The first matter discussed was the creation of an Africa Cup of Nations, involving all the four countries – Egypt, Sudan, South Africa, and Ethiopia. The first edition was to be held in Sudan to celebrate their independence. South Africa were eventually disqualified because its government’s apartheid policy forbade its federation from sending a multiracial team – something that was not accepted by the other participants.

The first edition of the AFCON thus ended up being contended by three teams only. Ethiopia won a bye to the Final, and waited for the outcome of the opening match between Egypt and Sudan.

The Egyptians defeated their Southern neighbors 2-1. From the penalty spot, Refa’at Atia scored the first official goal of the competition in the 21st minute. Mohamed El-Attar, nicknamed Ad-Diba, eventually rounded up for his side.

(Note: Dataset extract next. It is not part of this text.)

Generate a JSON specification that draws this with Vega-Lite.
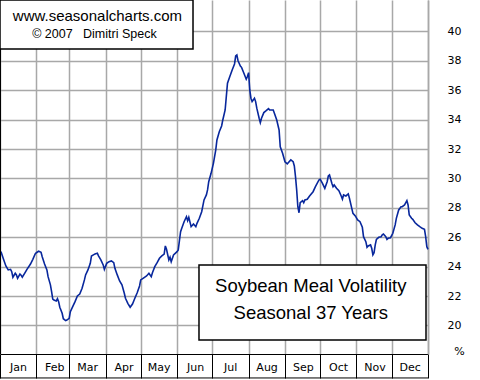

Ad-Diba El-Attar also put his stamp on the Final, scoring a sensational haul to lead his side to a 4-0 win over Ethiopia, thus becoming the first Africa Cup top scorer. Egypt were the first to lift the “Abdelaziz Salem Trophy,” as the cup was named in honor of their fellow countryman, the first Confederation President.

The rest is just history. The Confederation of African Football grew from 4 to 56 member associations, and since June 21, 24 of them will battle to conquer once again that trophy that started as a crazy Egyptian idea, more than 60 years ago, among the skepticism of most of the football establishment.